Till the end of the session Mitty was building the robots and was very disappointed that he had to leave before he could check if the ADD_UP would generate a number bigger than 2. He asked for permission to come again the next day so as to check this.

This time he rebuilt the robots much faster on Jenny’s computer while she was examining in-service teachers.

Jenny: Is it strange that the partial sums of the harmonic series became bigger than 2?

Mitty: Yes and no. Because the further we go the smaller the added number is. On one hand we can go as far as a billion members of 1/n and the feeling is that we can go over 2, but on the other we add hellishly small numbers and it is not clear if it will reach 2.

Ivan (during another session): I think that both sequences would not exceed 2.

First he constructed the robot for generating the sequence {1/n}:

His ADD_UP robot was with a 2-hole box. In the first he had put the nest of the robot, generating the sequence {1/n}, and the second hole was for accumulating the consecutive members of this sequence. This version turned out to be the tidiest one for watching the relation between n and 1+1/2+…1/n.

He started watching the robot generating the harmonic series: Ha, my robot doesn’t seem to work properly!

Jenny: Why?

Ivan: Because it already generates numbers bigger than 2!

Jenny: Maybe your conjecture was not right…

Ivan: Maybe…

He constrcuts the robot for the geometric progression with a quotion 1/2 (the first version was without a bird since he is a fan of the shortest possible constructions and then he added a bird on oour request) :

After watching the robot generating the geometric progression:

And these numbers get closer to 2 never seeming to exceed it …
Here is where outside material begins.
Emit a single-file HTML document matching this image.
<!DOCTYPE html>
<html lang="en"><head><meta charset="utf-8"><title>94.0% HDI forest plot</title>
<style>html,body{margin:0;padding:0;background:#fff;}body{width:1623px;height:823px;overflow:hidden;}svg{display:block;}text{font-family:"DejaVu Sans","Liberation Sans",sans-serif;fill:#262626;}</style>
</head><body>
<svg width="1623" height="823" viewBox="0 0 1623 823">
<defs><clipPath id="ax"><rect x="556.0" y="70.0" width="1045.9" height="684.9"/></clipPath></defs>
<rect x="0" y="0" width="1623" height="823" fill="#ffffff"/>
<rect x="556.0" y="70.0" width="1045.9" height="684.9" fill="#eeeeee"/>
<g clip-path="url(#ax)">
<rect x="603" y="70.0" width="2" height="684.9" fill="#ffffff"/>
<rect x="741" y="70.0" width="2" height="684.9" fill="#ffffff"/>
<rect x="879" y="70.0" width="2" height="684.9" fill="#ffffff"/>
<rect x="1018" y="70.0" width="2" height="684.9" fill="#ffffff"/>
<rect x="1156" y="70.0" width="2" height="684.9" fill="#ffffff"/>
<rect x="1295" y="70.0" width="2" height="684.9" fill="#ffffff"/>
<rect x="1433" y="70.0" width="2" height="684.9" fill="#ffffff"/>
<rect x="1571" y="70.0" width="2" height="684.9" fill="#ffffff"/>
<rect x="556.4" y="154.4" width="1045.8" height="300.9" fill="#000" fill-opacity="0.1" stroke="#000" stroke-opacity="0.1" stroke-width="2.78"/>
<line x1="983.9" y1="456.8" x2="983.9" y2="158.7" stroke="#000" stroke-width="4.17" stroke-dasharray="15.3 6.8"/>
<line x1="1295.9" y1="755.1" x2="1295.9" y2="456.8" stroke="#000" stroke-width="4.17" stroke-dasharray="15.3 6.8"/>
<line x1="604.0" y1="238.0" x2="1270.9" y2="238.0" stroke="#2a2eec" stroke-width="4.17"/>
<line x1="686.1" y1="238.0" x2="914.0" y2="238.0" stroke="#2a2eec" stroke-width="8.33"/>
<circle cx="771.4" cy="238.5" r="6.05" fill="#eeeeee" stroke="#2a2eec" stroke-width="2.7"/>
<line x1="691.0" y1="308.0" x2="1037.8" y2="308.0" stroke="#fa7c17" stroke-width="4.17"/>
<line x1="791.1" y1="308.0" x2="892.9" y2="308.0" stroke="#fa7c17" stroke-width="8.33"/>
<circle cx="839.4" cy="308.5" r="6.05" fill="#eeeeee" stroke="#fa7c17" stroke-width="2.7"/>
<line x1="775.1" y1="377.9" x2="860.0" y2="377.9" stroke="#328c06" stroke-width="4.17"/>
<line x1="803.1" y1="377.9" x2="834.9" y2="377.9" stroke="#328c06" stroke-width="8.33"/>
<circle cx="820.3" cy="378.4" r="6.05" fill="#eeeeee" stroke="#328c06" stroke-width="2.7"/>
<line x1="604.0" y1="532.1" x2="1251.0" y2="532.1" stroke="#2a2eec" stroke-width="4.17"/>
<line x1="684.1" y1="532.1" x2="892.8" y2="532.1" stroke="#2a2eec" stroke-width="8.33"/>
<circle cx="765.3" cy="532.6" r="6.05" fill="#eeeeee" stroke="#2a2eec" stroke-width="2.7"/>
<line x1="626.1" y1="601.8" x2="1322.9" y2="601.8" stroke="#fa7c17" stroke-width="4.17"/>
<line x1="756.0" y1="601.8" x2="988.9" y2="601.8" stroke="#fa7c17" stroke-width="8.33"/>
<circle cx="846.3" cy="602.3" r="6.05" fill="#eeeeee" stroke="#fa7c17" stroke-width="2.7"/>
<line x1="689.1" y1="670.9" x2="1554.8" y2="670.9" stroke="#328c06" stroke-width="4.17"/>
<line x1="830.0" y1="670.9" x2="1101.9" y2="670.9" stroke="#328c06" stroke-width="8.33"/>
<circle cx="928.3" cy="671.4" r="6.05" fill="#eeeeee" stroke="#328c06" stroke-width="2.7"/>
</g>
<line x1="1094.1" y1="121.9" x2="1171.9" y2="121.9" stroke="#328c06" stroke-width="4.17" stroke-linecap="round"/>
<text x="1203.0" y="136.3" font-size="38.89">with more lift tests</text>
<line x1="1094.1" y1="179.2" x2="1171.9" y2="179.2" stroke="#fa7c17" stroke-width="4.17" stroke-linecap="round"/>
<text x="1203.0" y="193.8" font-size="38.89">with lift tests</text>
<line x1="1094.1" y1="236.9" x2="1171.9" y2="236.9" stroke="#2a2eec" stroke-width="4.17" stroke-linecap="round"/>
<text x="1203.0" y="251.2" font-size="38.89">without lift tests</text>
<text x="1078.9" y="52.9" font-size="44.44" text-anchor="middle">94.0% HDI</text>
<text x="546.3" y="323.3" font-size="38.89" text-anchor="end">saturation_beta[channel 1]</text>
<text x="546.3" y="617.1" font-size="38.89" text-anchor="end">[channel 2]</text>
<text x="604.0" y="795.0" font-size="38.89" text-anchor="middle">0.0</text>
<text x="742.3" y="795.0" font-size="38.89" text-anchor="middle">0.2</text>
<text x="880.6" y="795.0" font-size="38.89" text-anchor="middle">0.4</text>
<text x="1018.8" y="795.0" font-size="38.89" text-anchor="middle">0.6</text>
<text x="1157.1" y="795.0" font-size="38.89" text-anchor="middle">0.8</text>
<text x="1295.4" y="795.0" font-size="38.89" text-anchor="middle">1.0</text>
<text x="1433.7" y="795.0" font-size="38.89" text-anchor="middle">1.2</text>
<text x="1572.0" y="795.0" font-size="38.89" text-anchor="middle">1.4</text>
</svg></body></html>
I showed the kids in this session the formal (relatively very simple) proof of the divergence of the harmonic series and the fact that if we know that the geometric series is convergent its sum should be 2 http://www.weblabs.org.uk/wlplone/Members/Sofia/my_reports/Report.2004-06-24.3055. Ivan seemed very happy but Yana appeared irritated. She started writing on the blackboard:

Yana: How can it be: on one hand S (the sum 1+1/2+1/2²+…) has an infinite number of terms so it should be infinity, on the other – it is 2. As for Zeno’s paradox there is a contradiction in the formulation. It is not possible for Achilles to be faster than the turtle if he can’t overtake it!